Gross domestic product increased 0.8 percent in the three months through December, unchanged from the previous quarter, the Madrid-based National Statistics Office said Friday in a preliminary release. Economists had forecast a 0.8 percent expansion, according to the median of 16 estimates in a Bloomberg News survey.
From a year earlier, GDP expanded 3.5 percent, beating estimates calling for growth of 3.4 percent. Overall the economy grew 3.2 percent in 2015. The Spanish government targeted growth of 3.3 percent.
Boosted by reforms, the European Central Bank’s unprecedented stimulus program and cheaper oil prices, Spain is expected to outpace more than half of the other euro-area nations this year. The European Commission predicts the nation’s economy will grow 2.7 percent in 2016 compared with 1.8 percent for the 19-nation region.
While the Spanish report didn’t break down components of GDP, economists see consumers as the main driver of the recovery, benefiting from improved financing conditions, faster job creation and renewed confidence.

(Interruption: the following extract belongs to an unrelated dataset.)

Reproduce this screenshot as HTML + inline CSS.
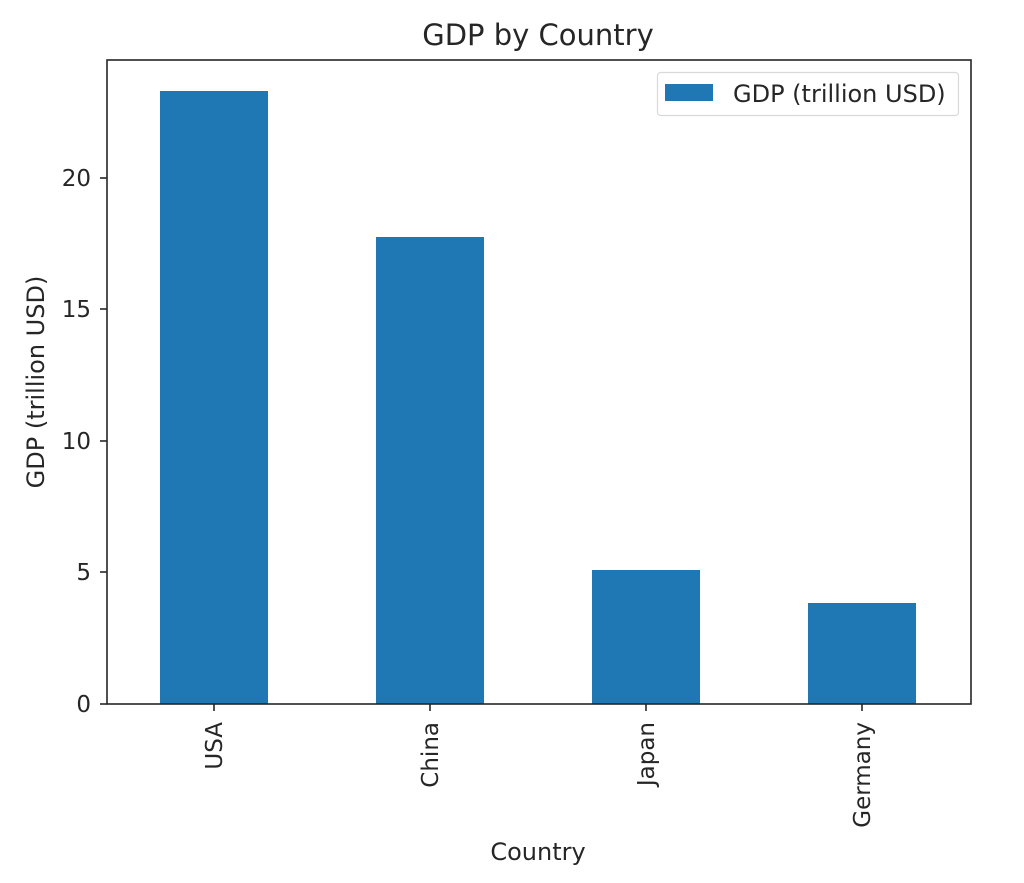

Even as consumption pushes ahead, economists see external tailwinds and the impact of reforms wearing off as the year progresses, moderating the pace of expansion.
“We think Spain reached a sweet-spot over the summer, you had a credit impulse from the ECB coupled with the implementation of reforms that paid off,” said Goldman Sachs senior European economist Andrew Benito in an e-mail before the data were released. “As you get beyond that peak, we think the rate of growth is set to moderate this year to 2.5 percent.”
A separate release showed consumer prices on an EU-harmonized basis fell 2.5
percent in January, according to preliminary data. From a year ago, consumer prices were down 0.4 percent. Spanish unemployment fell the most in almost five years in the fourth quarter, having added more than half a million new jobs in 2015, according to a report released Thursday.
While the economic outlook looks bright, officials in Madrid are struggling to end a political deadlock after an inconclusive election last month. With Acting Prime Minister Mariano Rajoy running short of allies after losing his overall majority, his main rival - Socialist leader Pedro Sanchez - is struggling to form an alternative majority. If no government can be formed, the nation could be heading for new elections in the spring.